Si usted habla español

11 Jan

Here are the signs that were posted at playgrounds in Milford, Delaware:

original

If, like me, you don’t read Spanish, you might just presume that the Spanish language sign is a translation of the English language sign. But according to David Edwards at The Raw Story… it says something a little different: “You must have a permit to play in this field. Violators will be subject to police action” (http://www.rawstory.com/rs/2013/01/07/racist-sign-threatening-spanish-speakers-removed-from-playground-in-delaware/).

After photos of the signs went viral, the city of Milford took down the signs, and the schools superintendent Phyllis Kohel, who physically removed a couple of signs herself, claimed they must have been posted in “error.”

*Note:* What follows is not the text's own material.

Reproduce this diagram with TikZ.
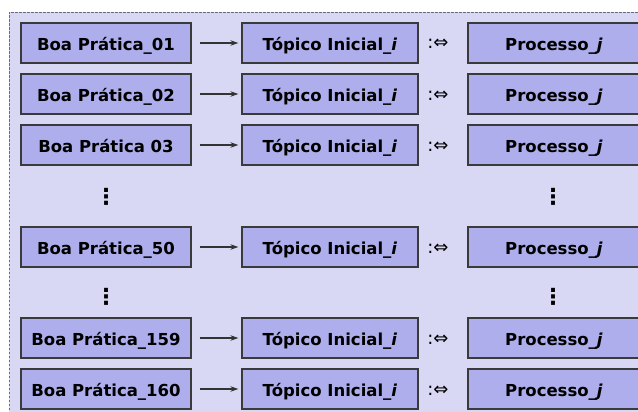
\documentclass[tikz,border=0pt]{standalone}
\usepackage{fontspec}
\setmainfont{DejaVu Sans}
\usetikzlibrary{arrows.meta}
\definecolor{bgc}{HTML}{D8D8F5}
\definecolor{boxc}{HTML}{AEAEEC}
\definecolor{edgec}{HTML}{3A3A3A}
\definecolor{dashc}{HTML}{6A6A7A}
\begin{document}
\begin{tikzpicture}[x=1pt,y=-1pt,
  box/.style={draw=edgec, fill=boxc, line width=1.3pt, minimum height=40pt, inner sep=0pt,
    text height=16pt, text depth=1pt,
    font=\fontsize{16.5}{18}\selectfont\bfseries},
  lbox/.style={box, minimum width=170pt},
  mbox/.style={box, minimum width=176pt},
  rbox/.style={box, minimum width=172pt},
  equiv/.style={inner sep=0pt, anchor=base, font=\fontsize{18}{18}\selectfont},
  vdot/.style={inner sep=0pt, font=\fontsize{22}{22}\selectfont\bfseries},
  conn/.style={-{Stealth[length=8pt,width=5.5pt]}, line width=1.1pt, draw=black!80,
    shorten <=8pt, shorten >=3pt}
]
\useasboundingbox (0,0) rectangle (638,412);
\clip (0,0) rectangle (638,412);
\fill[bgc] (9,12) rectangle (660,430);
\draw[dashc, line width=0.9pt, dash pattern=on 2.5pt off 1.5pt] (9,430) -- (9,12) -- (660,12);

\foreach \n/\lab/\y in {1/Boa Prática\_01/43, 2/Boa Prática\_02/94, 3/Boa Prática 03/145,
    4/Boa Prática\_50/247, 5/Boa Prática\_159/338, 6/Boa Prática\_160/389}{
  \node[lbox] (l\n) at (106,\y) {\lab};
  \node[mbox] (m\n) at (330,\y) {Tópico Inicial\_\textit{i}};
  \node[equiv] (e\n) at (438,\y+6) {:⇔};
  \node[rbox] (r\n) at (554,\y) {Processo\_\textit{j}};
  \draw[conn] (l\n) -- (m\n);
}
\node[vdot] (dl1) at (106,197) {⋮};
\node[vdot] (dr1) at (553,197) {⋮};
\node[vdot] (dl2) at (106,297) {⋮};
\node[vdot] (dr2) at (553,297) {⋮};
\end{tikzpicture}
\end{document}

That’s some error. While Kohel “certainly assume[s] there was not an intent to discriminate,” I can’t help but agree with blogger Delaware Dem, who described it as “an obvious intimidation tactic and a not so subtle ‘Whites Only’ sign” (http://www.huffingtonpost.com/2013/01/07/racist-playground-sign-delaware-anti-latino-sign_n_2427133.html?utm_medium=referral&utm_source=pulsenews). Intentional or not, the Spanish-language sign was (1) intimidating and (2) just another version of “Whites Only.” What I’d like to hear from Kohel is less on debatable intention, and more acknowledgment of impact.

And here, I’d like to point out an interesting facet of this story: the existence of the signs went viral after conservative radio host Dan Gaffney posted it on Facebook. That’s right: Gaffney is a conservative.

Quick self-check: does that challenge any bias or assumption you have about political affiliation and antiracist activism? I’ll admit: it does mine. I have a tendency to associate political conservatism with social conservatism (to put it politely) and even bigotry (to put it bluntly).

But as a recent NPR Talk of the Nation discussion “After ‘Fiscal Cliff’ Debate, The State Of The GOP” reminded me, that’s just another stereotype. Guest commentator Republican Representative Steve LaTourette cited party extremists (and our attention to them) as the reason that, as a listener put it, “there’s a negative stigma that associates Republicans with social conservatism,” when “by and large most Tea Party people [for example] are just interested in paying fewer taxes and balancing the budget” (http://www.npr.org/2013/01/09/168967267/nprs-political-junkie-ken-rudin-recaps-the-week-in-politics).

Here, I’ll offer another mea culpa: I’ve allowed my education about the Tea Party to be dictated predominantly by news headlines about outrageous things Tea Party members say, which, when I think about it, is utterly irresponsible. Did I expect to read coverage of the fair and reasonable things the Tea Party stands for? Of course not.

What I owe the Tea Party and myself is more intentional and active challenging of the stereotypes that conveniently reaffirm the way I’ve become comfortable seeing the world. Because, actually, I like the world in which I see fuller, more complex Tea, Libertarian, Republican, Green and Democratic Parties.

** Thanks to my friend EB for the article.